Rhea was the last to step out of the inn.
She paused for a moment on the porch of The Slumbering Stag. Her eyes fell on the carved wooden sign of the sleeping stag hanging above the lintel—the same oak, the same curved smile of the stag, and the memory of the warm philosophy it carried. Sometimes you need to stop and rest just to have the strength to run further.
Only now, the owner of that story had fallen into an eternal slumber.
Rhea didn’t murmur a prayer or a farewell. It wasn’t her style.
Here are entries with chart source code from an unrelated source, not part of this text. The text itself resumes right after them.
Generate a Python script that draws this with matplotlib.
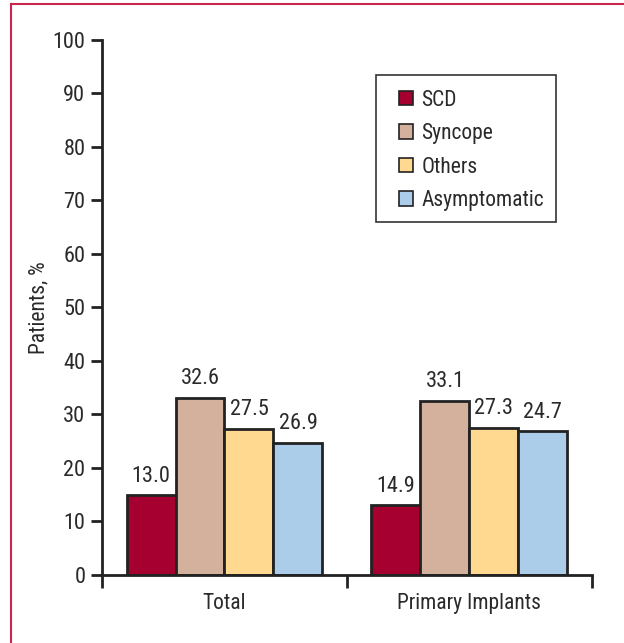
import numpy as np
import matplotlib
matplotlib.use('Agg')
from matplotlib import pyplot as plt
from matplotlib.patches import Patch, Rectangle

# groups and series (bar heights as drawn, value labels as printed)
groups = ['Total', 'Primary Implants']
series = ['SCD', 'Syncope', 'Others', 'Asymptomatic']
heights = {
    'SCD': [14.9, 13.0],
    'Syncope': [33.1, 32.6],
    'Others': [27.3, 27.5],
    'Asymptomatic': [24.7, 26.9],
}
value_labels = {
    'SCD': ['13.0', '14.9'],
    'Syncope': ['32.6', '33.1'],
    'Others': ['27.5', '27.3'],
    'Asymptomatic': ['26.9', '24.7'],
}
colors = ['#A60030', '#D3B19C', '#FFD98F', '#ABCDEA']

plt.rcParams['font.family'] = ['Roboto Condensed', 'Liberation Sans Narrow', 'Roboto', 'DejaVu Sans']
txt = '#2a2a2a'

fig = plt.figure(figsize=(6.24, 6.43), dpi=100)
ax = fig.add_axes([0.1635, 0.1058, 0.785, 0.832])

x = np.arange(len(groups))
w = 0.2
for i, s in enumerate(series):
    pos = x + (i - 1.5) * w
    ax.bar(pos, heights[s], width=w, color=colors[i], edgecolor='#222222', linewidth=2)
    for p, h, lab in zip(pos, heights[s], value_labels[s]):
        ax.text(p, h + 1.6, lab, ha='center', va='bottom', color=txt, fontsize=16)

ax.set_xlim(-0.5, 1.5)
ax.set_ylim(0, 100)
ax.set_yticks(np.arange(0, 101, 10))
ax.set_xticks(x)
ax.set_xticklabels(groups)
ax.set_xticks([-0.5, 0.5, 1.5], minor=True)
ax.tick_params(axis='x', which='major', length=0, pad=13, colors=txt, labelsize=15.5)
ax.tick_params(axis='x', which='minor', length=9, width=2, direction='out', color='#222222')
ax.tick_params(axis='y', length=8, width=2, direction='out', color='#222222', labelcolor=txt, labelsize=16, pad=4)
for sp in ['top', 'right']:
    ax.spines[sp].set_visible(False)
for sp in ['left', 'bottom']:
    ax.spines[sp].set_linewidth(2)
    ax.spines[sp].set_color('#222222')
ax.set_ylabel('Patients, %', color=txt, fontsize=15.5, labelpad=2)

# legend without frame, box drawn separately
handles = [Patch(facecolor=c, edgecolor='#222222', linewidth=1.2) for c in colors]
leg = ax.legend(handles, series, loc='upper left', bbox_to_anchor=(0.606, 0.907),
                frameon=False, fontsize=15.5,
                handlelength=0.65, handleheight=0.65, handletextpad=0.4,
                labelspacing=0.58, borderpad=0, borderaxespad=0)
for t in leg.get_texts():
    t.set_color(txt)
ax.add_patch(Rectangle((0.559, 0.6598), 0.3675, 0.2748, transform=ax.transAxes,
                       fill=False, edgecolor='#333333', linewidth=1.2, clip_on=False))

# crimson frame lines (top and left)
fig.add_artist(plt.Line2D([11/624, 11/624], [0, 1 - 4/643], transform=fig.transFigure, color='#C8264E', lw=1.5))
fig.add_artist(plt.Line2D([11/624, 1], [1 - 4/643, 1 - 4/643], transform=fig.transFigure, color='#C8264E', lw=1.5))

fig.savefig('out.png', dpi=100)
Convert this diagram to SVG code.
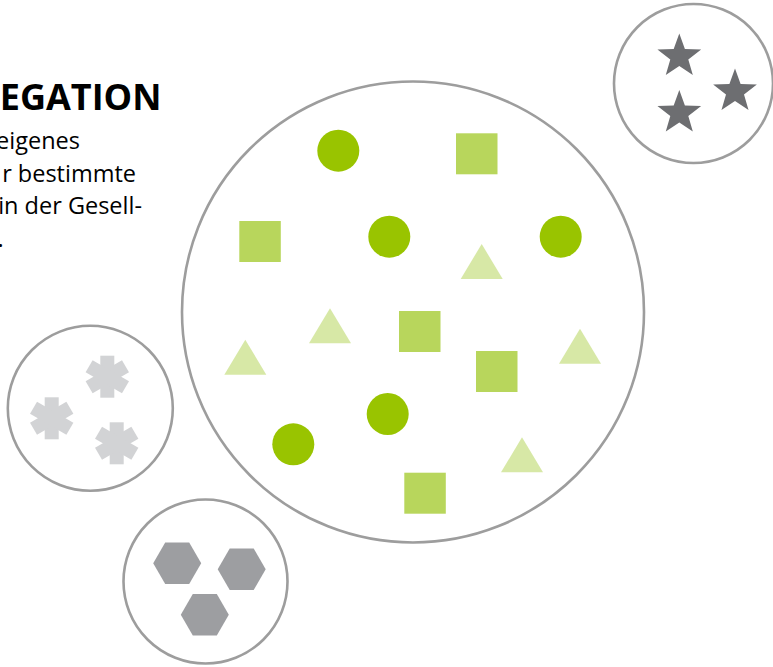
<svg xmlns="http://www.w3.org/2000/svg" width="773" height="667" viewBox="0 0 773 667">
<style>
.ring{fill:none;stroke:#9d9d9d;stroke-width:2.6}
.dot{fill:#99c400}
.sq{fill:#b8d65c}
.tri{fill:#d7e8a6}
.star{fill:#6d6e71}
.ast{fill:#d2d3d5}
.hex{fill:#9d9ea1}
.title{font-family:"Open Sans","Liberation Sans",sans-serif;font-weight:bold;font-size:36px;fill:#000}
.body{font-family:"Open Sans","Liberation Sans",sans-serif;font-size:23.5px;fill:#000}
</style>
<defs>
<polygon id="starShape" points="0,-23 5.6,-7.6 21.87,-7.11 9,3 13.52,18.61 0,9.6 -13.52,18.61 -9,3 -21.87,-7.11 -5.6,-7.6"/>
<g id="astShape"><rect x="-7" y="-21" width="14" height="42"/><rect x="-7" y="-21" width="14" height="42" transform="rotate(60)"/><rect x="-7" y="-21" width="14" height="42" transform="rotate(120)"/></g>
<polygon id="hexShape" points="-24,0 -12,-20.8 12,-20.8 24,0 12,20.8 -12,20.8"/>
<polygon id="triShape" points="0,-35 21,0 -21,0"/>
</defs>
<g id="heading">
<text class="title" x="161.5" y="110" text-anchor="end">EGATION</text>
<text class="body" x="80" y="149" text-anchor="end">eigenes</text>
<text class="body" x="136" y="181.5" text-anchor="end">r bestimmte</text>
<text class="body" x="142" y="214" text-anchor="end">in der Gesell-</text>
<text class="body" x="-2.5" y="246.5">.</text>
</g>
<g id="main-group">
<ellipse class="ring" cx="413" cy="312" rx="231" ry="230.5"/>
<circle class="dot" cx="338.3" cy="150.7" r="21"/>
<circle class="dot" cx="389.3" cy="236.7" r="21"/>
<circle class="dot" cx="560.7" cy="236.7" r="21"/>
<circle class="dot" cx="387.7" cy="414" r="21"/>
<circle class="dot" cx="293.3" cy="444.3" r="21"/>
<rect class="sq" x="456" y="133.3" width="41.5" height="41"/>
<rect class="sq" x="239.3" y="221" width="41.5" height="41"/>
<rect class="sq" x="399" y="311" width="41.5" height="41"/>
<rect class="sq" x="476" y="351" width="41.5" height="41"/>
<rect class="sq" x="404.3" y="472.7" width="41.5" height="41"/>
<use href="#triShape" class="tri" x="481.7" y="279"/>
<use href="#triShape" class="tri" x="330" y="343.3"/>
<use href="#triShape" class="tri" x="245.3" y="374.7"/>
<use href="#triShape" class="tri" x="580" y="363.7"/>
<use href="#triShape" class="tri" x="522" y="472.3"/>
</g>
<g id="star-group">
<circle class="ring" cx="693.5" cy="83.5" r="79.5"/>
<use href="#starShape" class="star" x="679.3" y="56.5"/>
<use href="#starShape" class="star" x="735" y="91.5"/>
<use href="#starShape" class="star" x="679.3" y="113"/>
</g>
<g id="asterisk-group">
<circle class="ring" cx="90.3" cy="408.3" r="82.5"/>
<use href="#astShape" class="ast" x="107.3" y="376.7"/>
<use href="#astShape" class="ast" x="51.7" y="418.3"/>
<use href="#astShape" class="ast" x="116.7" y="443.3"/>
</g>
<g id="hexagon-group">
<circle class="ring" cx="205.5" cy="581.5" r="82"/>
<use href="#hexShape" class="hex" x="177.2" y="563.3"/>
<use href="#hexShape" class="hex" x="241.7" y="569.2"/>
<use href="#hexShape" class="hex" x="204.8" y="614.7"/>
</g>
<g id="connectors"/>
</svg>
She spun on her heel and walked straight toward the black steel SUV, its engine already humming low, waiting like a restrained beast. Ren sat tall behind the wheel, his left arm a bit stiff under the bandage, but the bleeding had stopped. Mira sat in the front passenger seat, her eyes alertly sweeping the surroundings. In the back, Arvid cradled Ana, who had finally fallen into a deep, undisturbed sleep.
Rhea opened the back door and slid inside.
Thud.
"Heading straight south?" Ren asked, breaking the silence as he glanced in the rearview mirror.
"Straight south," Rhea commanded tonelessly.
The SUV’s massive wheels crushed the gravel, accelerating away from Spring Town. In the rearview mirror, Rhea watched the gray smoke from the hearth fires of the houses still burning, slowly rising through the blue morning sky—acting as the sole headstone for a town that had once lived and laughed.